Мне училка наша, классная, даже комплемент сказала. Что, мол, я так хорошо выгляжу, и округлилась и стала такой взрослой. Просто любо-дорого посмотреть, что с людьми медицина и доктора могут сделать.
Знала бы она, какой у меня замечательный доктор есть и что он со мной сделал. А главное, во время сделал! Я ведь, правильно, так считаю? Ведь так же! А как же иначе? Ведь мне уже полных восемнадцать лет исполнилось и вот я, и стала ей. Настоящей женщиной!
Вспомнила, как утром расстались.
Она мне впопыхах, когда уходила, а я в школу мчалась, все говорила.
— Ну, пока, пока! До завтра, милая!
— Почему, почему завтра, почему не сегодня?
— Не могу, дела! Прости, не могу, никак. И потом, мать твоя. Она вернется, я чувствую. Наверняка. Ну, все! Все! Пока! — И растворилась, ушла.
Я еще постояла в дверях, прислушиваясь к ее легким, быстрым шажкам по ступенькам, а потом вздохнула тяжело, но сладко.
— А ведь как хорошо! Нет, она прелесть!
— Кто, кто, прелесть? — Это соседка с третьего этажа с песиком шла.
— Да все! Все прелесть! — Радостно отвечаю, понимаю, что она не разобралась, о ком это я.
— Да, да! Все прелесть, пока молода, а потом? Эх, старость не радость. — И прошла мимо.
Когда я из школы вернулась, то точно. Как и предсказала Катя. Мать уже вернулась. Тихая вся, не похожая на себя, и какая-то уж больно скромная.
— Что-то случилось? — Спрашиваю ее. А она не уверенно как-то и так повела плечом, вздохнула печально, и не смотря на меня, куда-то в сторону.
— Я, знаешь, рассталась.
— Ну и правильно!
— Что, правильно? Что ты не понимаешь? Он же, он…
— Что? Хороший мужик? — Чуть не сорвалась и не сказала ей грубо, что он ехарь.
— Натка! Что ты такое говоришь? — Это она всегда так, когда от меня чего-то хочет добиться. Я для нее в такие минуты, Натка. Ну, Натка, так Натка! Ну, что там у нее еще? Неужели не сложилось?
— А как же то, что ты мне говорила? Что он такой, твой этот мудасик?
Она пропускает мимо ушей мою колкость, издевку. Видно ей очень хочется мне что-то сказать, и она готова и это пропустить мимо своих ушей. Интересно? Что же у нее там с этим мудасиком приключилось? Что? Спросить, или как? И пока я рассуждаю, не зная, как мне поступить она сама.

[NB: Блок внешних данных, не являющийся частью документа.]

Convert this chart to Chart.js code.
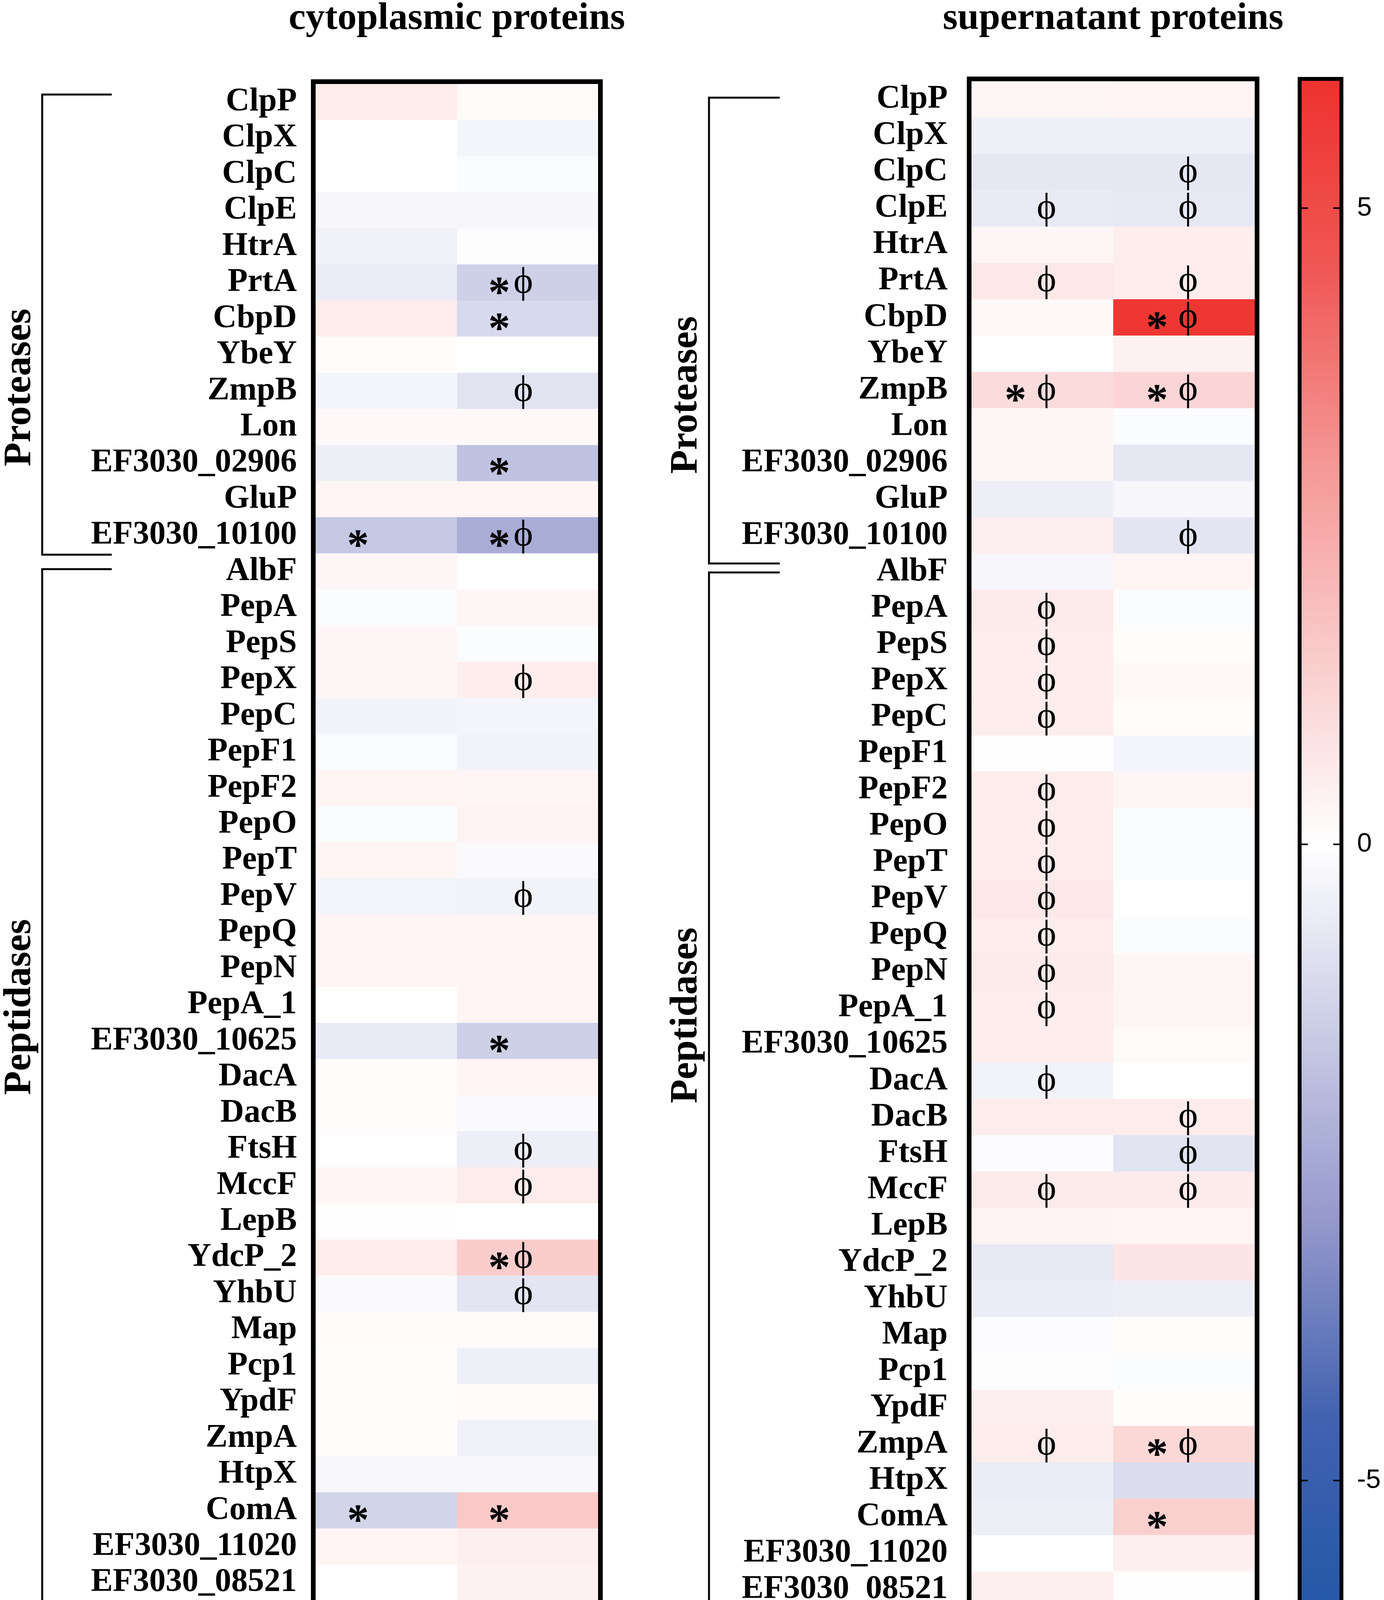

— Ты знаешь? Ведь я тебе уже давно хотела сказать, что я уже с ними, со всеми…
Она тянет, и я пока не знаю, о чем она будет потом говорить. Ну, ладно, послушаем, для самообразования. При этом я не испытываю к ней никаких чувств. Странно даже, ведь она моя мать, все-таки? Что-то мне не нравятся эти ее паузы. Нет, что-то не то.
— Что случилось? — Говорю ей, довольно жестко. — Ну, же? Говори, слышишь, не молчи!